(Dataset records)
^^^^

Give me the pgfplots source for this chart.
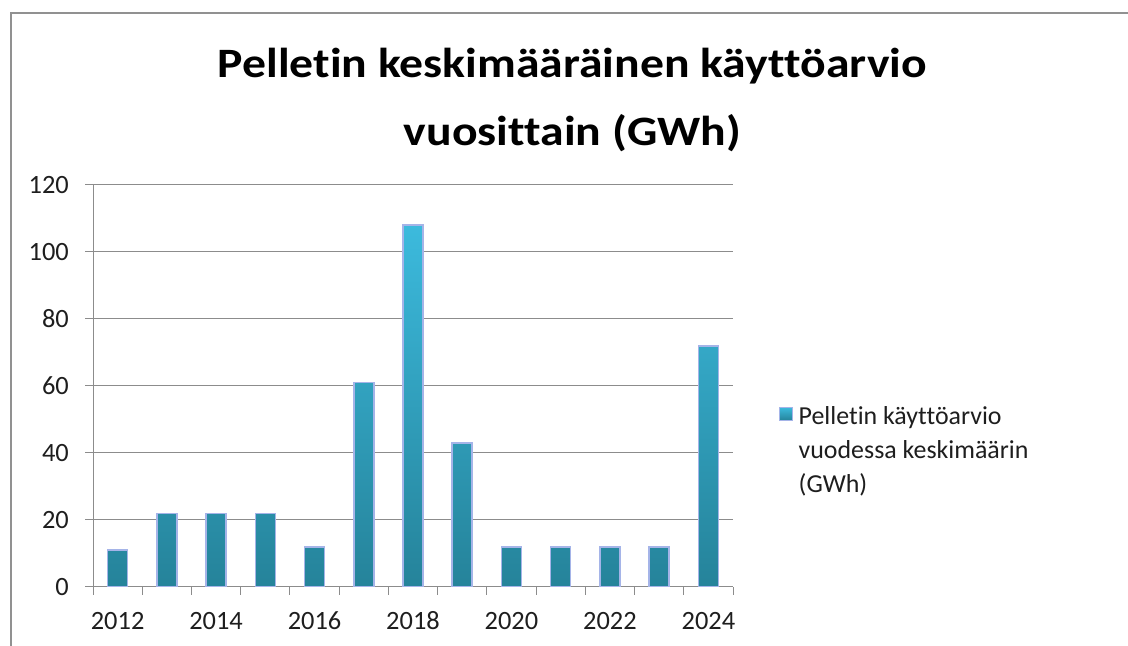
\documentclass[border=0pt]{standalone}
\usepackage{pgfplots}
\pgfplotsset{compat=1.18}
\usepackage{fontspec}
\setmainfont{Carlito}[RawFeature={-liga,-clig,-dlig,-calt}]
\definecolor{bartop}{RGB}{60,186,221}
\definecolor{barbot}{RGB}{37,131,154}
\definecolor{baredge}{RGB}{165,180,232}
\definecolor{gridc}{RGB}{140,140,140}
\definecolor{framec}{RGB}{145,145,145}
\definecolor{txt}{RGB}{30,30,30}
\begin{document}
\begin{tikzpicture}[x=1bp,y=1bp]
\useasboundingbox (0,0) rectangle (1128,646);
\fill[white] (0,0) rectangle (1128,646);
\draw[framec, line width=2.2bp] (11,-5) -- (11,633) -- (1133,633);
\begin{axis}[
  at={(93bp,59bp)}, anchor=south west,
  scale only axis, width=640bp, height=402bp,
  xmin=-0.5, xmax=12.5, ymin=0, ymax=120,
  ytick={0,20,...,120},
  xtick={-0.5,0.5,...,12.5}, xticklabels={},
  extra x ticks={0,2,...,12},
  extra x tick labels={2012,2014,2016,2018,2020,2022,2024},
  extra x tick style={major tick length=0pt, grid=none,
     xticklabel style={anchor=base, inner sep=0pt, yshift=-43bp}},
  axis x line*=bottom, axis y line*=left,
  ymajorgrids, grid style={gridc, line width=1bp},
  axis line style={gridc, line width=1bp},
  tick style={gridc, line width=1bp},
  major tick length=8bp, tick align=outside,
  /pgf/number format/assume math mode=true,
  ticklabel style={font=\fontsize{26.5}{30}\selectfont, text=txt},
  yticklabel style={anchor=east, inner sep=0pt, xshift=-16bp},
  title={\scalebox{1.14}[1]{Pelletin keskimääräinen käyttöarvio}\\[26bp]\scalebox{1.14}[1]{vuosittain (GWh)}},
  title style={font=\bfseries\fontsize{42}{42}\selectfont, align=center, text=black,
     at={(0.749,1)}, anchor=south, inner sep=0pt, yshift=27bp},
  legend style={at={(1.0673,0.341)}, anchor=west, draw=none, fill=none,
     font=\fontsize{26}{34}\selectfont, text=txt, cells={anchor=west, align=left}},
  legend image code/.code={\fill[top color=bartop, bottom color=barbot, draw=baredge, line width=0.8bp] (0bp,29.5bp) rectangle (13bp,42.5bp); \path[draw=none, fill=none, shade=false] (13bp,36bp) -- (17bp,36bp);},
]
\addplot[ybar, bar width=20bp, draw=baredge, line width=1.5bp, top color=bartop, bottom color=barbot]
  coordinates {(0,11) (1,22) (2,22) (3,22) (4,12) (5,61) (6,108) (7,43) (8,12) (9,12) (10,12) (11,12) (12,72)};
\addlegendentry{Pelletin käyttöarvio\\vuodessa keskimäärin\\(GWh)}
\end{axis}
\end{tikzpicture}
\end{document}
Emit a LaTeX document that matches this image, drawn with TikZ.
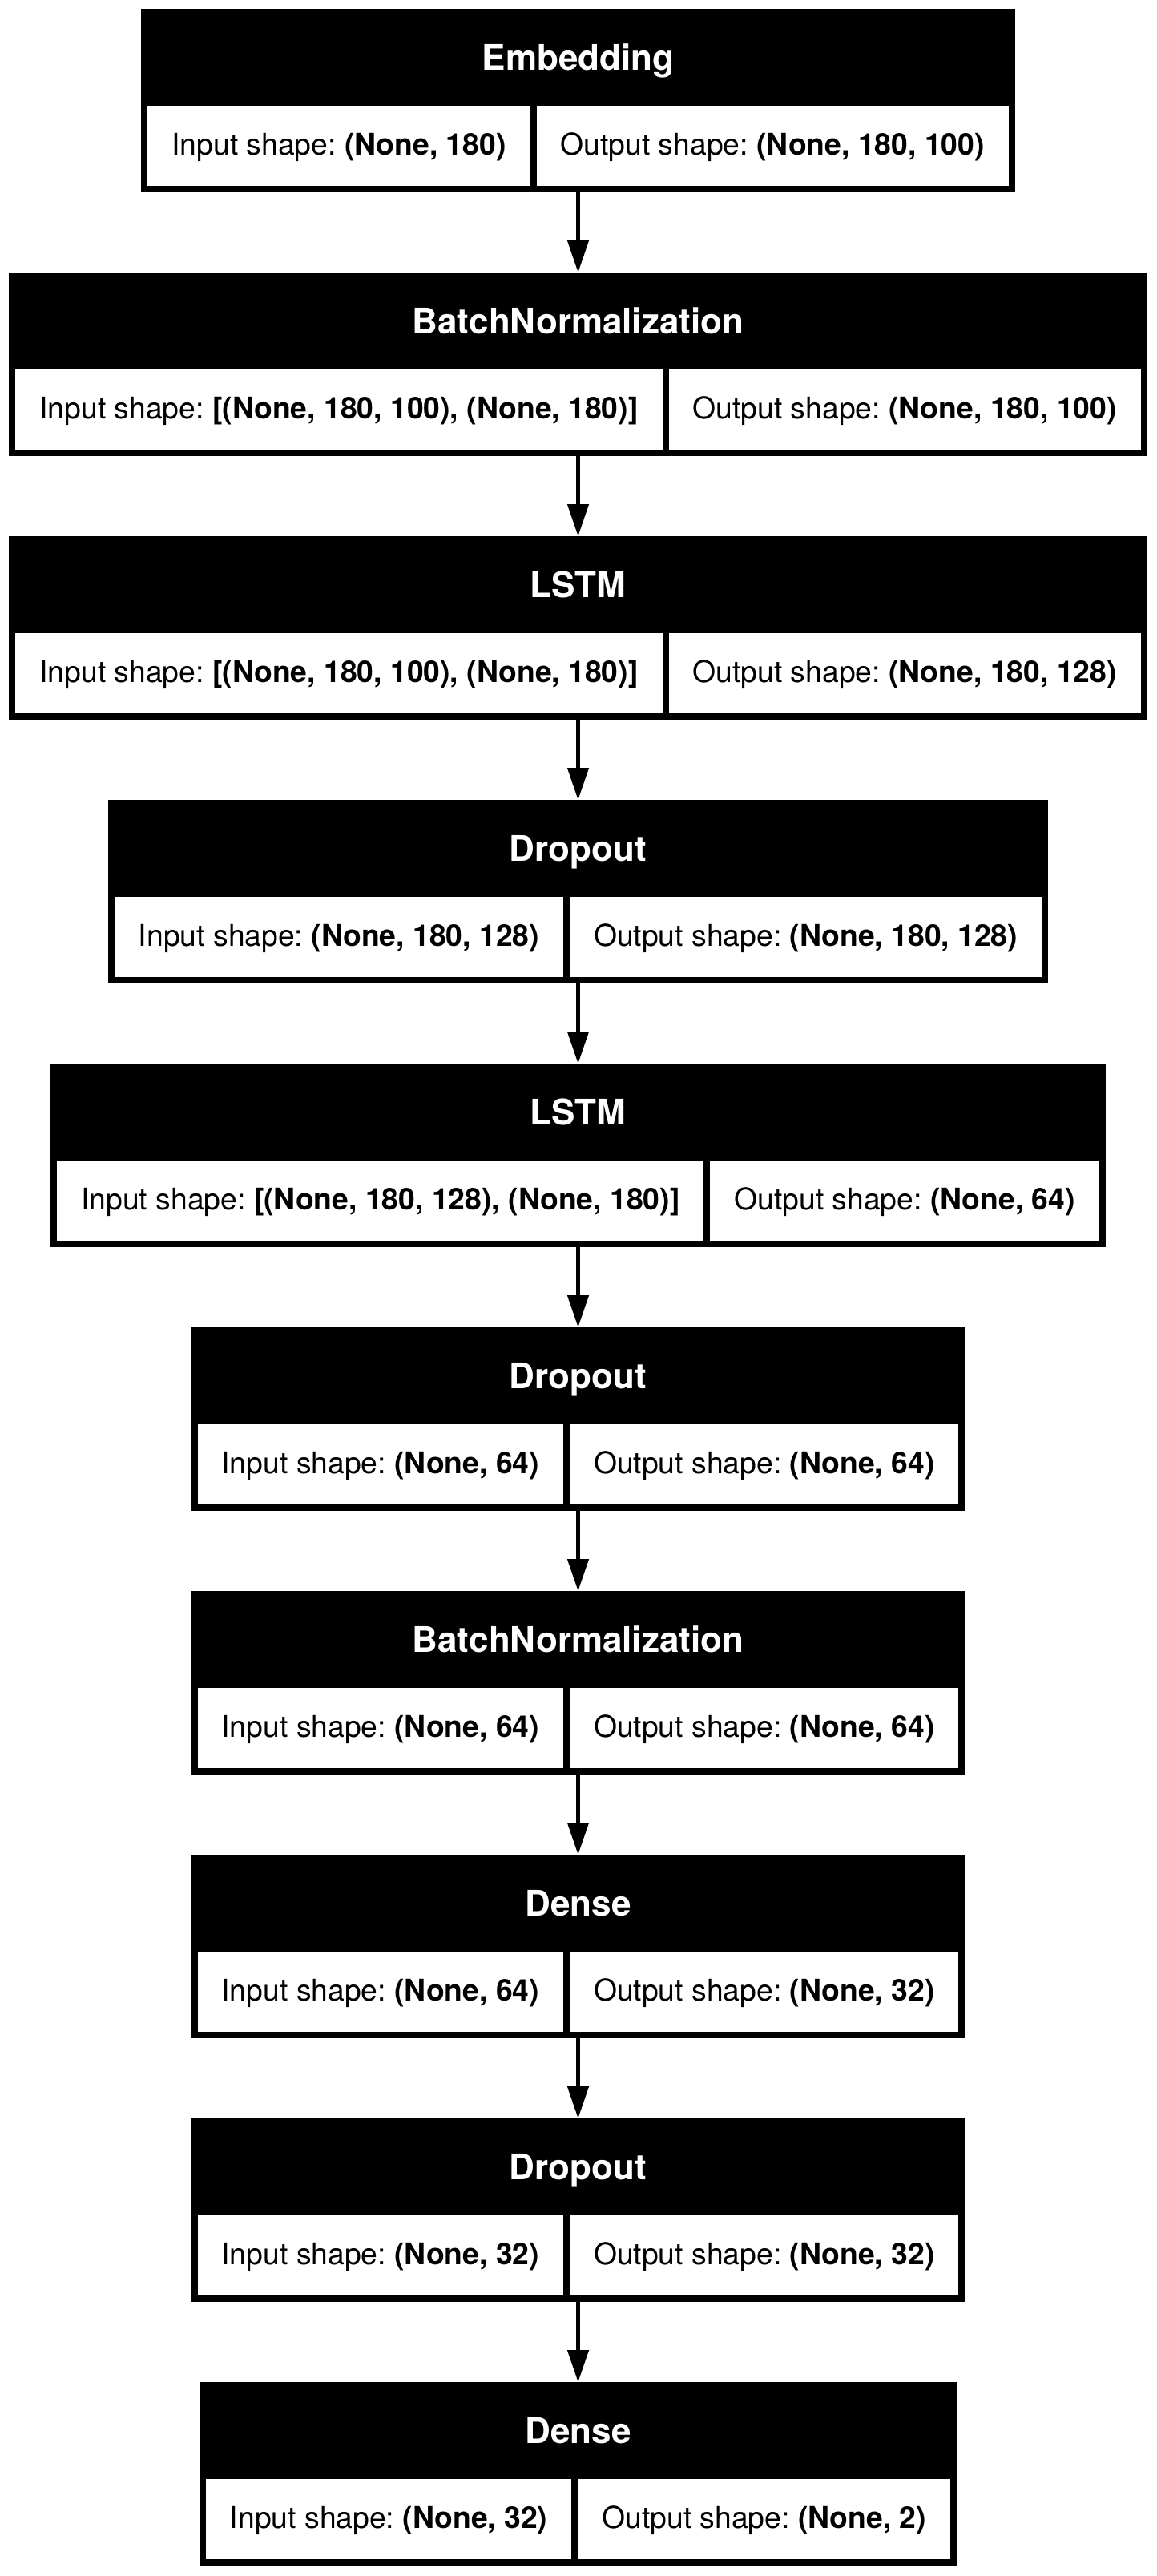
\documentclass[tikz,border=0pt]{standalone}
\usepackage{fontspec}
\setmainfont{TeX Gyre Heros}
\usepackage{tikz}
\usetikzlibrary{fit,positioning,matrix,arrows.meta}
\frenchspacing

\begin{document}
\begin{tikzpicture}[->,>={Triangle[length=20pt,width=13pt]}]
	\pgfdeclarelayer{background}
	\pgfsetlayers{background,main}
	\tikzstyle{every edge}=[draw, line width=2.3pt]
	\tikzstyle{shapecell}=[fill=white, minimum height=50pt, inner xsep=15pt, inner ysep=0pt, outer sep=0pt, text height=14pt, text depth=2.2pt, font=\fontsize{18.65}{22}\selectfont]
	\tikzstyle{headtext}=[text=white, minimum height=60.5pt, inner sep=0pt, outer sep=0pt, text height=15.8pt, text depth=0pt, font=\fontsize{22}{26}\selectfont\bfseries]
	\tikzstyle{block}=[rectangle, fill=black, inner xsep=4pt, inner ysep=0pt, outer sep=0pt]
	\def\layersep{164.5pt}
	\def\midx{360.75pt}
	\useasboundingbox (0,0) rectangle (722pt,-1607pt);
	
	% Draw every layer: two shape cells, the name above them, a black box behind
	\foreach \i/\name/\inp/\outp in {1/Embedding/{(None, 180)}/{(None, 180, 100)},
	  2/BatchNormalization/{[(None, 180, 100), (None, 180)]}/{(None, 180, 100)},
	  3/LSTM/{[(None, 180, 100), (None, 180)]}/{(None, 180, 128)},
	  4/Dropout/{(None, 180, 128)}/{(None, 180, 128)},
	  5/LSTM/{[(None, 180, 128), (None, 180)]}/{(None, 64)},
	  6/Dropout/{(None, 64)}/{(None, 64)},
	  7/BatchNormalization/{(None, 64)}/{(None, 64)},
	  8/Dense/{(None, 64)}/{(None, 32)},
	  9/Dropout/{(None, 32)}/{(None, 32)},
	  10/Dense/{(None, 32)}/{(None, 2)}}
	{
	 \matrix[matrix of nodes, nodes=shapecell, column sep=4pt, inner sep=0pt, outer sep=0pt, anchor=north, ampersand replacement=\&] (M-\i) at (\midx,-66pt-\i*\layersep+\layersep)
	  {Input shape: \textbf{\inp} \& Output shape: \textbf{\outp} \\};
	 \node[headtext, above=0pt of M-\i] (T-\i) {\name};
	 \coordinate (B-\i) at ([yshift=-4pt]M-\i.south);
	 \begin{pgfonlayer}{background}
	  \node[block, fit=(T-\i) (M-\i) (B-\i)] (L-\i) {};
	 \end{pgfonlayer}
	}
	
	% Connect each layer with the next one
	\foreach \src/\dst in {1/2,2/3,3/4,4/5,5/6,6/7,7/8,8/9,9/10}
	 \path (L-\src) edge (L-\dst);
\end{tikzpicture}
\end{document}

^^^^

* Task details: Make an exact copy of every entry above, minus the images.

* Result for this exercise:
Give me the pgfplots source for this chart.
\documentclass[border=0pt]{standalone}
\usepackage{pgfplots}
\pgfplotsset{compat=1.18}
\usepackage{fontspec}
\setmainfont{Carlito}[RawFeature={-liga,-clig,-dlig,-calt}]
\definecolor{bartop}{RGB}{60,186,221}
\definecolor{barbot}{RGB}{37,131,154}
\definecolor{baredge}{RGB}{165,180,232}
\definecolor{gridc}{RGB}{140,140,140}
\definecolor{framec}{RGB}{145,145,145}
\definecolor{txt}{RGB}{30,30,30}
\begin{document}
\begin{tikzpicture}[x=1bp,y=1bp]
\useasboundingbox (0,0) rectangle (1128,646);
\fill[white] (0,0) rectangle (1128,646);
\draw[framec, line width=2.2bp] (11,-5) -- (11,633) -- (1133,633);
\begin{axis}[
  at={(93bp,59bp)}, anchor=south west,
  scale only axis, width=640bp, height=402bp,
  xmin=-0.5, xmax=12.5, ymin=0, ymax=120,
  ytick={0,20,...,120},
  xtick={-0.5,0.5,...,12.5}, xticklabels={},
  extra x ticks={0,2,...,12},
  extra x tick labels={2012,2014,2016,2018,2020,2022,2024},
  extra x tick style={major tick length=0pt, grid=none,
     xticklabel style={anchor=base, inner sep=0pt, yshift=-43bp}},
  axis x line*=bottom, axis y line*=left,
  ymajorgrids, grid style={gridc, line width=1bp},
  axis line style={gridc, line width=1bp},
  tick style={gridc, line width=1bp},
  major tick length=8bp, tick align=outside,
  /pgf/number format/assume math mode=true,
  ticklabel style={font=\fontsize{26.5}{30}\selectfont, text=txt},
  yticklabel style={anchor=east, inner sep=0pt, xshift=-16bp},
  title={\scalebox{1.14}[1]{Pelletin keskimääräinen käyttöarvio}\\[26bp]\scalebox{1.14}[1]{vuosittain (GWh)}},
  title style={font=\bfseries\fontsize{42}{42}\selectfont, align=center, text=black,
     at={(0.749,1)}, anchor=south, inner sep=0pt, yshift=27bp},
  legend style={at={(1.0673,0.341)}, anchor=west, draw=none, fill=none,
     font=\fontsize{26}{34}\selectfont, text=txt, cells={anchor=west, align=left}},
  legend image code/.code={\fill[top color=bartop, bottom color=barbot, draw=baredge, line width=0.8bp] (0bp,29.5bp) rectangle (13bp,42.5bp); \path[draw=none, fill=none, shade=false] (13bp,36bp) -- (17bp,36bp);},
]
\addplot[ybar, bar width=20bp, draw=baredge, line width=1.5bp, top color=bartop, bottom color=barbot]
  coordinates {(0,11) (1,22) (2,22) (3,22) (4,12) (5,61) (6,108) (7,43) (8,12) (9,12) (10,12) (11,12) (12,72)};
\addlegendentry{Pelletin käyttöarvio\\vuodessa keskimäärin\\(GWh)}
\end{axis}
\end{tikzpicture}
\end{document}
Emit a LaTeX document that matches this image, drawn with TikZ.
\documentclass[tikz,border=0pt]{standalone}
\usepackage{fontspec}
\setmainfont{TeX Gyre Heros}
\usepackage{tikz}
\usetikzlibrary{fit,positioning,matrix,arrows.meta}
\frenchspacing

\begin{document}
\begin{tikzpicture}[->,>={Triangle[length=20pt,width=13pt]}]
	\pgfdeclarelayer{background}
	\pgfsetlayers{background,main}
	\tikzstyle{every edge}=[draw, line width=2.3pt]
	\tikzstyle{shapecell}=[fill=white, minimum height=50pt, inner xsep=15pt, inner ysep=0pt, outer sep=0pt, text height=14pt, text depth=2.2pt, font=\fontsize{18.65}{22}\selectfont]
	\tikzstyle{headtext}=[text=white, minimum height=60.5pt, inner sep=0pt, outer sep=0pt, text height=15.8pt, text depth=0pt, font=\fontsize{22}{26}\selectfont\bfseries]
	\tikzstyle{block}=[rectangle, fill=black, inner xsep=4pt, inner ysep=0pt, outer sep=0pt]
	\def\layersep{164.5pt}
	\def\midx{360.75pt}
	\useasboundingbox (0,0) rectangle (722pt,-1607pt);
	
	% Draw every layer: two shape cells, the name above them, a black box behind
	\foreach \i/\name/\inp/\outp in {1/Embedding/{(None, 180)}/{(None, 180, 100)},
	  2/BatchNormalization/{[(None, 180, 100), (None, 180)]}/{(None, 180, 100)},
	  3/LSTM/{[(None, 180, 100), (None, 180)]}/{(None, 180, 128)},
	  4/Dropout/{(None, 180, 128)}/{(None, 180, 128)},
	  5/LSTM/{[(None, 180, 128), (None, 180)]}/{(None, 64)},
	  6/Dropout/{(None, 64)}/{(None, 64)},
	  7/BatchNormalization/{(None, 64)}/{(None, 64)},
	  8/Dense/{(None, 64)}/{(None, 32)},
	  9/Dropout/{(None, 32)}/{(None, 32)},
	  10/Dense/{(None, 32)}/{(None, 2)}}
	{
	 \matrix[matrix of nodes, nodes=shapecell, column sep=4pt, inner sep=0pt, outer sep=0pt, anchor=north, ampersand replacement=\&] (M-\i) at (\midx,-66pt-\i*\layersep+\layersep)
	  {Input shape: \textbf{\inp} \& Output shape: \textbf{\outp} \\};
	 \node[headtext, above=0pt of M-\i] (T-\i) {\name};
	 \coordinate (B-\i) at ([yshift=-4pt]M-\i.south);
	 \begin{pgfonlayer}{background}
	  \node[block, fit=(T-\i) (M-\i) (B-\i)] (L-\i) {};
	 \end{pgfonlayer}
	}
	
	% Connect each layer with the next one
	\foreach \src/\dst in {1/2,2/3,3/4,4/5,5/6,6/7,7/8,8/9,9/10}
	 \path (L-\src) edge (L-\dst);
\end{tikzpicture}
\end{document}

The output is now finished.